Friday, April 17, 2009

Fat of the Land, Continued

This book is starting to get a bit discouraging. Even in 1904, this person had to invest over $100,000 to get his farm going, with income running about $4000 per year in the first few years. Of course he had a large country house, with servants, and money was no object to him (built a forge for his daughter on the place), so he could do that. 

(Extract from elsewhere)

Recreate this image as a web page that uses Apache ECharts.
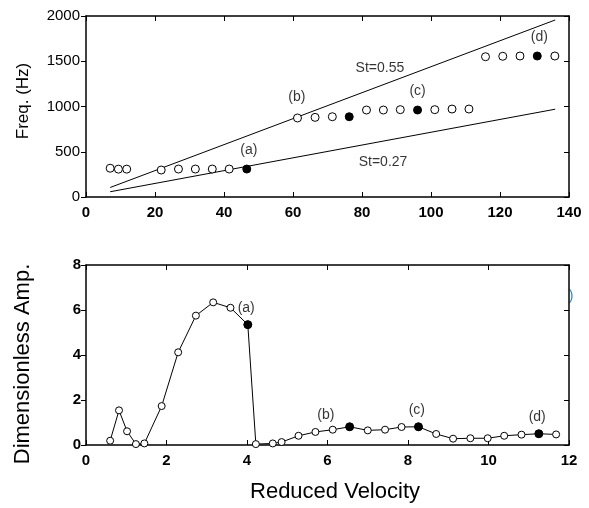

The question is, at manageable scales, can farming be practical and profitable enough for a person to live who is not already independently wealthy? I know that if you grow your own food, and just enough of a niche crop (fresh greens for fancy restaurants, fashionable veggies or value added stuff for the "farmer's market" in an upscale neighborhood of carbon-guilty urbanites, etc.) to pay taxes and insurance, you can survive, but even then initial inputs will be necessary to optimize soil, improve drainage, build house and outbuildings, etc. A lot of "modern heroes" of the back to the land/organic movement (Helen and Scott Nearing being the example that comes to mind) were actually independently wealthy people. My ancestors left the land because they could not survive and keep it (property taxes went too high and farm product values went too low), and my Dad was not interested in a hardscrabble existence tilling the soil. He actually became a maintenance electrician, still getting plenty dirty every day, but getting a dependable paycheck-until the factory shut down. Then he had to search for (and found) a new job.
I guess this book has me thinking, for all its good points, about how farming has become a big business. Streeter's "factory farm" vision has turned into a nightmare, and we cannot fix things with fairy dust and gourmet restaurants.